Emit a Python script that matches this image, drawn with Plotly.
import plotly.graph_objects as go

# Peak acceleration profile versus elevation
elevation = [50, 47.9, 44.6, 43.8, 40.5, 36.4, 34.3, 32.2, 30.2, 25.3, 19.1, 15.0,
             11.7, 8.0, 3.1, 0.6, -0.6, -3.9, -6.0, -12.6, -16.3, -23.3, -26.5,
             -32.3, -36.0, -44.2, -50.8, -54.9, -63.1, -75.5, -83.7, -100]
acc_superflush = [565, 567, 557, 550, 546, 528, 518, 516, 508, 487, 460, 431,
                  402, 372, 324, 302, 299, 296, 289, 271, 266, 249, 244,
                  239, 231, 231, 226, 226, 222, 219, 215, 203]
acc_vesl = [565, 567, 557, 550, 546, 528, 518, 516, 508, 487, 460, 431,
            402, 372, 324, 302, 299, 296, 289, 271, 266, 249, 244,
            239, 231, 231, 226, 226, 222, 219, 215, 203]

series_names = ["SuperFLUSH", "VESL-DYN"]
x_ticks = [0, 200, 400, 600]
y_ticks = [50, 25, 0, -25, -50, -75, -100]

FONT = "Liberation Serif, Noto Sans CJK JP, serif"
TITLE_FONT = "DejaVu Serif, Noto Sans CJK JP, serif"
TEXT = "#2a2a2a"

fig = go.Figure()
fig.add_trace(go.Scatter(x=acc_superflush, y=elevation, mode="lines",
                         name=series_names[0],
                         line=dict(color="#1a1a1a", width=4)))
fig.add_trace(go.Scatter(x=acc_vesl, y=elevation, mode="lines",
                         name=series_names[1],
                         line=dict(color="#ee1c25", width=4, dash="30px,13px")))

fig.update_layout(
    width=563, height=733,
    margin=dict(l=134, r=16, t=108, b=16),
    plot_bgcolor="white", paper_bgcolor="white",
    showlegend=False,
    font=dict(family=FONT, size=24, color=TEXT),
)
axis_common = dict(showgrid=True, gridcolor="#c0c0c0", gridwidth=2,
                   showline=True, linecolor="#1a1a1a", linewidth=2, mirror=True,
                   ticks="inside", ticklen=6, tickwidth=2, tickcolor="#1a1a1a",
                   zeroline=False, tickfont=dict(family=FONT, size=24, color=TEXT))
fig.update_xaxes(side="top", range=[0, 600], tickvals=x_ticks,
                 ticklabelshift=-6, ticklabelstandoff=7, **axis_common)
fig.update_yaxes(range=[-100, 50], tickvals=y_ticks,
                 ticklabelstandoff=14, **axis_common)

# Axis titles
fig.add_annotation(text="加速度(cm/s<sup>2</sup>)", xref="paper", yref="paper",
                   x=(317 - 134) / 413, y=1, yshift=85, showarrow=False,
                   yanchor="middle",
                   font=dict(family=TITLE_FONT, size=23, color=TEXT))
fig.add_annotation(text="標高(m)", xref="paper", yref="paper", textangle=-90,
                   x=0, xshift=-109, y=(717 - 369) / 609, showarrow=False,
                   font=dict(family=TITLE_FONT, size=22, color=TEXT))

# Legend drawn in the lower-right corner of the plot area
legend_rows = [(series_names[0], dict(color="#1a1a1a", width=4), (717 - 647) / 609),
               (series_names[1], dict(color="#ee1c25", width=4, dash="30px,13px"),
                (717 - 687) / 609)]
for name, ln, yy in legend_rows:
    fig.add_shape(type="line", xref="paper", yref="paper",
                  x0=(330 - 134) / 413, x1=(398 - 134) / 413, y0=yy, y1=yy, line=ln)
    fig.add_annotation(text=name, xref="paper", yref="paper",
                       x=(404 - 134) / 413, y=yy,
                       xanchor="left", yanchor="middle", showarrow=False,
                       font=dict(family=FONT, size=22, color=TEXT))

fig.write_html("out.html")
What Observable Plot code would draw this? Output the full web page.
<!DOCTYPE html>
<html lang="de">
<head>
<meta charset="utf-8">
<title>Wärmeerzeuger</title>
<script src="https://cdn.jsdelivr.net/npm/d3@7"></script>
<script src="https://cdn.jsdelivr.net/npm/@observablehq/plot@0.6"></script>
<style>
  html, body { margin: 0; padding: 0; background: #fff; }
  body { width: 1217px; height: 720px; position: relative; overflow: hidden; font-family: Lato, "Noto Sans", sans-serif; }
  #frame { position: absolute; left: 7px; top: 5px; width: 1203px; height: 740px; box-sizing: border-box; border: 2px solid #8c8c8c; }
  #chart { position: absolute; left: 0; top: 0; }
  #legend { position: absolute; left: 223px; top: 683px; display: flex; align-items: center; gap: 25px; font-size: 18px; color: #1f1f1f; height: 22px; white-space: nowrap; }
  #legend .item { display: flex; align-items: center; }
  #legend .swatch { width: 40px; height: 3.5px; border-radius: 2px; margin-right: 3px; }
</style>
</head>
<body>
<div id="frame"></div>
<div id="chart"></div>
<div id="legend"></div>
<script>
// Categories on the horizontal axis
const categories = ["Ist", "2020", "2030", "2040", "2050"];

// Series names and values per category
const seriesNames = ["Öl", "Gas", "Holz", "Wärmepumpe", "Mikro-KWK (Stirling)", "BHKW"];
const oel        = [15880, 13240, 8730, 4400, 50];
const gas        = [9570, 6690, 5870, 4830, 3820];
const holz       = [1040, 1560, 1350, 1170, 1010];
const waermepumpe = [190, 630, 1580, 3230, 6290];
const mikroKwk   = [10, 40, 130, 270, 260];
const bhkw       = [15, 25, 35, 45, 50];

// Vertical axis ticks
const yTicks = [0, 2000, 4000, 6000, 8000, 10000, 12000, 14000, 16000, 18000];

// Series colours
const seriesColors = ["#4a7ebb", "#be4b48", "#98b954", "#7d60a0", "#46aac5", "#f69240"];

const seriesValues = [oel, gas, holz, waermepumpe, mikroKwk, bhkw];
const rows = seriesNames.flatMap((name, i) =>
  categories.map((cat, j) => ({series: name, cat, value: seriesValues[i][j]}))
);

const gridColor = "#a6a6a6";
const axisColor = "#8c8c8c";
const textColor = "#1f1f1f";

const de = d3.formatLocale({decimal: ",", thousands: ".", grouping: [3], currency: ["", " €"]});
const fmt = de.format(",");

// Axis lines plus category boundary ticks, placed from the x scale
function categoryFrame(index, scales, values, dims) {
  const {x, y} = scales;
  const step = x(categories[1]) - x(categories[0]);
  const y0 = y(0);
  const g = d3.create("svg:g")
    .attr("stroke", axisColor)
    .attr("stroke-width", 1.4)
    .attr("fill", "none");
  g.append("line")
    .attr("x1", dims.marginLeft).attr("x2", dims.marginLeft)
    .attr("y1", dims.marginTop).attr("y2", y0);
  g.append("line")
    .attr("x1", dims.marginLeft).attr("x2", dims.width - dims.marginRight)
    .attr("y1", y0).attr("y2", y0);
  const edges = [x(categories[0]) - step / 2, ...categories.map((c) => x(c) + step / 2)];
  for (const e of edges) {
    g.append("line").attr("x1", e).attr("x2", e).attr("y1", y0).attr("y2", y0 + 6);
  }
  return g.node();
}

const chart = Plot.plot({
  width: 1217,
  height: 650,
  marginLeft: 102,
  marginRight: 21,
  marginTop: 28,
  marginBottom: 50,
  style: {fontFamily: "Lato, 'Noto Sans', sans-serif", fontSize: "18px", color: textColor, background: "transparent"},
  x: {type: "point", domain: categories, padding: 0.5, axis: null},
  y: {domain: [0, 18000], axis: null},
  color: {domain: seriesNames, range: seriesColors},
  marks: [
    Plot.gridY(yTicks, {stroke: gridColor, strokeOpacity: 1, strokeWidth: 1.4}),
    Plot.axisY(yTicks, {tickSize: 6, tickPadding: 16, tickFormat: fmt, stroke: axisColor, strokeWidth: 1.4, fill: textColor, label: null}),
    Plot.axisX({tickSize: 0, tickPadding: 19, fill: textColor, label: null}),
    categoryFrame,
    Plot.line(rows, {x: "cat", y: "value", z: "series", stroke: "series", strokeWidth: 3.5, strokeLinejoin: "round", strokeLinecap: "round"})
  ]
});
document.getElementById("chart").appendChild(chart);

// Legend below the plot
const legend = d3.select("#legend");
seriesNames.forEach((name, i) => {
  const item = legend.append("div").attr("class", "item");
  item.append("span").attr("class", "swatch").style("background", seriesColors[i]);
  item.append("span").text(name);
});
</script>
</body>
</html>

————————

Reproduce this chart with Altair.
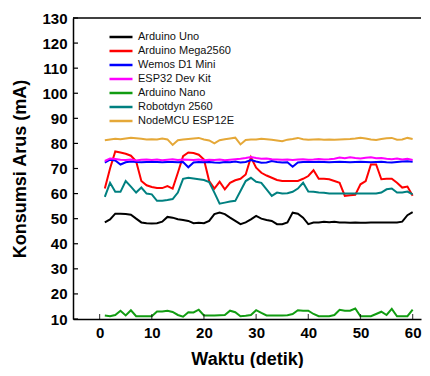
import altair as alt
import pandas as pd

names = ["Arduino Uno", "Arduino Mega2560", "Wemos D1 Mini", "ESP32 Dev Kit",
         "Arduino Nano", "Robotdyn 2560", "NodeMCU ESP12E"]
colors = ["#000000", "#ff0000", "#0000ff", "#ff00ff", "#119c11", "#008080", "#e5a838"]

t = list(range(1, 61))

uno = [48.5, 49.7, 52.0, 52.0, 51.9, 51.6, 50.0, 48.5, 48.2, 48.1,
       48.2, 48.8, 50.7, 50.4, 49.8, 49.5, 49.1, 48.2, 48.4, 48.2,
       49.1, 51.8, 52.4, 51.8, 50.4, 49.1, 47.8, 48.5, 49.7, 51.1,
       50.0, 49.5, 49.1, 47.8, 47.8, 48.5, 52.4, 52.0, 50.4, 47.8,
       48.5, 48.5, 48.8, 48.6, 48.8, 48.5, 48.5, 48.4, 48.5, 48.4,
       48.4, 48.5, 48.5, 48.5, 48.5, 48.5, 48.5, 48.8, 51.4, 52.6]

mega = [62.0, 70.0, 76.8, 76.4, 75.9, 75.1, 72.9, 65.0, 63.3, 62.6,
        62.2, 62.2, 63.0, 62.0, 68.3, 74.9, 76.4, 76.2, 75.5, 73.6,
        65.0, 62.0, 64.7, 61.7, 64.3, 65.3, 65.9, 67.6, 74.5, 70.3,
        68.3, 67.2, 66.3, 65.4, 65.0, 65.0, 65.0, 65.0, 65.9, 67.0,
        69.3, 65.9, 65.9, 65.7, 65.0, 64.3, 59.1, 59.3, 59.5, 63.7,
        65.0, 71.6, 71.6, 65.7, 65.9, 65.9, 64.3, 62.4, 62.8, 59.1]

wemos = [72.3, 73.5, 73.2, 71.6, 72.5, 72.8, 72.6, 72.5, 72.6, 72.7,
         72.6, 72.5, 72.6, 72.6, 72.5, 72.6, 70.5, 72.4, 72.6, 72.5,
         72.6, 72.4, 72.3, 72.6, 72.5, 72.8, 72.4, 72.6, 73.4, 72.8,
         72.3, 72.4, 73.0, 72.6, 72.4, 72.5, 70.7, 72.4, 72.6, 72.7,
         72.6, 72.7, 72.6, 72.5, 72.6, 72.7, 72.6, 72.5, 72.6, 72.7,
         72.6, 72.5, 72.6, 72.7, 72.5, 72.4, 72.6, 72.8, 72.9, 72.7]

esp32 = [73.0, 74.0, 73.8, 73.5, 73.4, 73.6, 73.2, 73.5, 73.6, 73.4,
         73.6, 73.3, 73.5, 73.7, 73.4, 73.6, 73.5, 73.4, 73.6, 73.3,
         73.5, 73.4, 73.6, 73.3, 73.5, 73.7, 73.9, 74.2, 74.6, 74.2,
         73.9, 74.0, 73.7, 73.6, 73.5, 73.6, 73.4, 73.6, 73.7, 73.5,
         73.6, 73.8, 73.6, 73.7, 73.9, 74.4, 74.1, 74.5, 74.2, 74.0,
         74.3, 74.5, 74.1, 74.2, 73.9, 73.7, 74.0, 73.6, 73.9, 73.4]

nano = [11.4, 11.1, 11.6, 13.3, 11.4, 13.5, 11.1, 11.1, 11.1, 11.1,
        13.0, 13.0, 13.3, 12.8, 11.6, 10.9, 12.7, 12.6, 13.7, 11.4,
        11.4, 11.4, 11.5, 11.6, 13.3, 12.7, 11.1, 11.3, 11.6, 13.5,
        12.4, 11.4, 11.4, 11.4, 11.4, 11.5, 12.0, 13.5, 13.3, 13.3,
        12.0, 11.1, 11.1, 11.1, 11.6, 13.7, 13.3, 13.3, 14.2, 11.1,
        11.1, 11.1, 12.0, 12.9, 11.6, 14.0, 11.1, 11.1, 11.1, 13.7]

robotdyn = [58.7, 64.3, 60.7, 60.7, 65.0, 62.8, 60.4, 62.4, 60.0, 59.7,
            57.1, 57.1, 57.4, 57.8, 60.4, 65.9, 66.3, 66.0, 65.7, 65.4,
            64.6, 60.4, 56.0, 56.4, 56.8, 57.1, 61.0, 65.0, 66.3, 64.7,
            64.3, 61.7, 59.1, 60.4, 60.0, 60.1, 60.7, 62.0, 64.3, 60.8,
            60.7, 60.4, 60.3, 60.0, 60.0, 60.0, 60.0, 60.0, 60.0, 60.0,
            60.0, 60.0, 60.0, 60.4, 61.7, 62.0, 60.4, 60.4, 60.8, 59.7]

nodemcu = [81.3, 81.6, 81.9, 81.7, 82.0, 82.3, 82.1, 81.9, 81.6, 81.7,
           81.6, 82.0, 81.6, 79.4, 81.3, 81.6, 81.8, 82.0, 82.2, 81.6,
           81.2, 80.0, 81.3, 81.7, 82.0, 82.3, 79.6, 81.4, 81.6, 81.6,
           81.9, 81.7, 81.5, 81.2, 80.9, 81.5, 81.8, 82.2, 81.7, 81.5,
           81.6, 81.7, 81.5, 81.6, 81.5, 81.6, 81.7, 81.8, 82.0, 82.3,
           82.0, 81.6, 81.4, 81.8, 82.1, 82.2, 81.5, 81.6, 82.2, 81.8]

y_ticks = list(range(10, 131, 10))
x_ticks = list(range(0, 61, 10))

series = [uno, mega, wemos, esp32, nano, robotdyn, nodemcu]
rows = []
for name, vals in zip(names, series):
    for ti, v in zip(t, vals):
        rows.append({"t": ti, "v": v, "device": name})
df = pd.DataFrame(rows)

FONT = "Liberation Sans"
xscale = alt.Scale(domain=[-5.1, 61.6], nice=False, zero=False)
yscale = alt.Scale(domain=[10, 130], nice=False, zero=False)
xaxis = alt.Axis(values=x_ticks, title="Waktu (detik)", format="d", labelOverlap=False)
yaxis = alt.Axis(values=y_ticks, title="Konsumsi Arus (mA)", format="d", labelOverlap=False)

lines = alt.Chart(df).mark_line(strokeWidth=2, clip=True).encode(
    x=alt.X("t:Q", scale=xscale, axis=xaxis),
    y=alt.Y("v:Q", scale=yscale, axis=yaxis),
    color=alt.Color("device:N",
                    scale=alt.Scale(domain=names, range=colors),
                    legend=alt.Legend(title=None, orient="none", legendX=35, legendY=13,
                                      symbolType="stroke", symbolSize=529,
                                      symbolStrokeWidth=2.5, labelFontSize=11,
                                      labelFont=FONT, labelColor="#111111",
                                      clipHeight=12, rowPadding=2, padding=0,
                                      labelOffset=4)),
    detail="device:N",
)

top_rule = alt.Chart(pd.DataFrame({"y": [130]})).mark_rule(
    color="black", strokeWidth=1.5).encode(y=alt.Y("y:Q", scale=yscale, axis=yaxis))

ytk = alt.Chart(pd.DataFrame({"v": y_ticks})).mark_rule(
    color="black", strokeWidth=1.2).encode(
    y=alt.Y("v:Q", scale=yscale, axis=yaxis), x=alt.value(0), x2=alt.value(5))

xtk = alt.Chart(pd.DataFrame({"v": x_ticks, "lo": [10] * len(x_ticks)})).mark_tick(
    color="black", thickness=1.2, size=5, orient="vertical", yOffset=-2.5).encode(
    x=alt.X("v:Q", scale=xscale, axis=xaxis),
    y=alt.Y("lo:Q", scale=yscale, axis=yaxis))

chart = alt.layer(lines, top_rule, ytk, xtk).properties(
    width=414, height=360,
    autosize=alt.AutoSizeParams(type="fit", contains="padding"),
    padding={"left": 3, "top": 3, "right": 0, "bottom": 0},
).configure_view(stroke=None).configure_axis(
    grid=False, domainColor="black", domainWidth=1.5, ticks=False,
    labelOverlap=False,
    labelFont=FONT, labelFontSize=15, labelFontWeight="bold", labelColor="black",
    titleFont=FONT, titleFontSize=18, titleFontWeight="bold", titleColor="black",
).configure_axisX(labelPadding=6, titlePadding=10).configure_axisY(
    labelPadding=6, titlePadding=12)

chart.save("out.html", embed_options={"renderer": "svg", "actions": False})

————————

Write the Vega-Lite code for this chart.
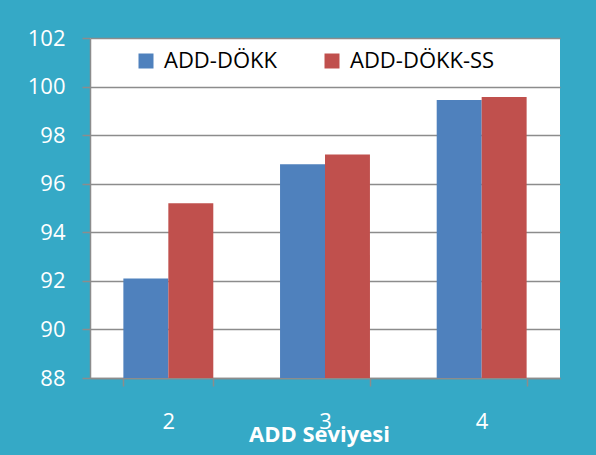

————————

**PROBLEM REQUIREMENTS**
Of the lines above, retype only those from the line containing "Emit a Python" through the line containing "import plotly.graph_objects as go", including both, exactly.

**RESULT FOR THIS EXERCISE**
Emit a Python script that matches this image, drawn with Plotly.
import plotly.graph_objects as go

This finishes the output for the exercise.